5. Embrace Accountability

Embracing accountability means that we are following through on our Responsible AI principles. We look to deploy robust AI governance, building on the many processes and practices that we already use to keep our products trustworthy. Each of these products went through a rigorous process we call the trustworthy design review, where our new products and initiatives undergo a review and assessment by cross-disciplinary specialists, with a focus on privacy, security and safety (see Section 2). As part of this process, we identify and document potential risks and mitigations. 

For AI tools, we have additional assessments of training data and model cards. Our goal is to develop a richer understanding of how the AI models supporting our AI-powered tools were developed and function so that we can more appropriately assess risks and develop mitigations. In particular, this view of our AI ‘at the source’ enables us to exercise accountability at the ground level so individual teams contribute to our overall governance program. 

With AI, the key to our governance is human involvement (“human in the loop”) and human oversight. This also means that we are assessing how each AI-powered tool impacts our members, customers, and society as a whole. For example, AI tools use more computing energy. However, even with AI, we remain committed to be carbon negative and to cut our overall emissions by more than half by 2030.    

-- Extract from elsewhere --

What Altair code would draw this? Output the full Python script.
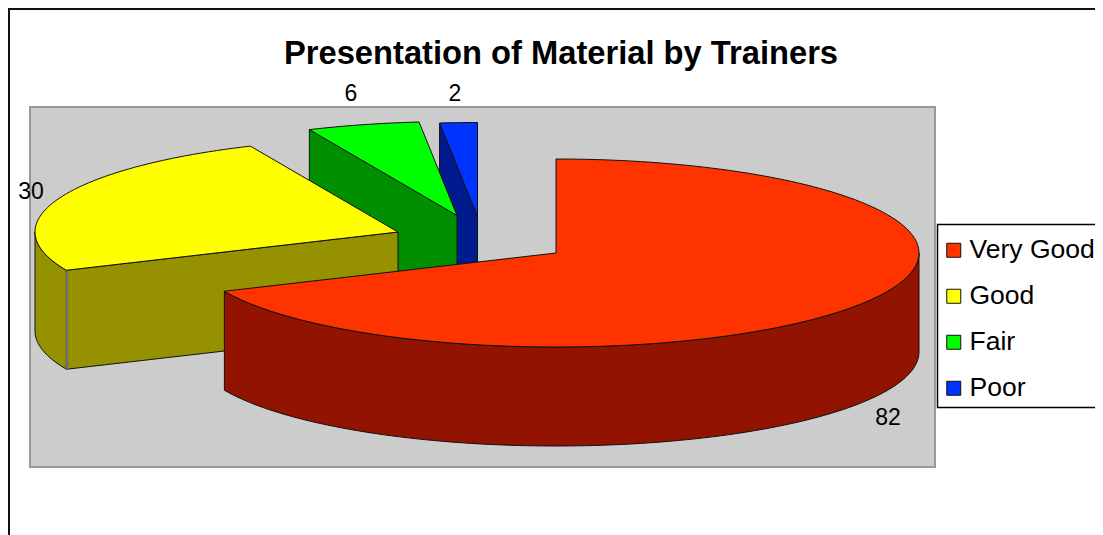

We recognize that governments and civil society around the world are working to figure out how to make AI work for humanity to help ensure that it is safe and useful. As best practices and laws around governance and accountability evolve, we will embrace those practices. 

Conclusion

We are inspired and driven by the transformative power generative AI tools have to help our members be more successful and productive. In applying our Responsible AI principles to these three tools, we are committed to using AI in ways that are aligned with our mission, are responsible, and provide value to our members and customers.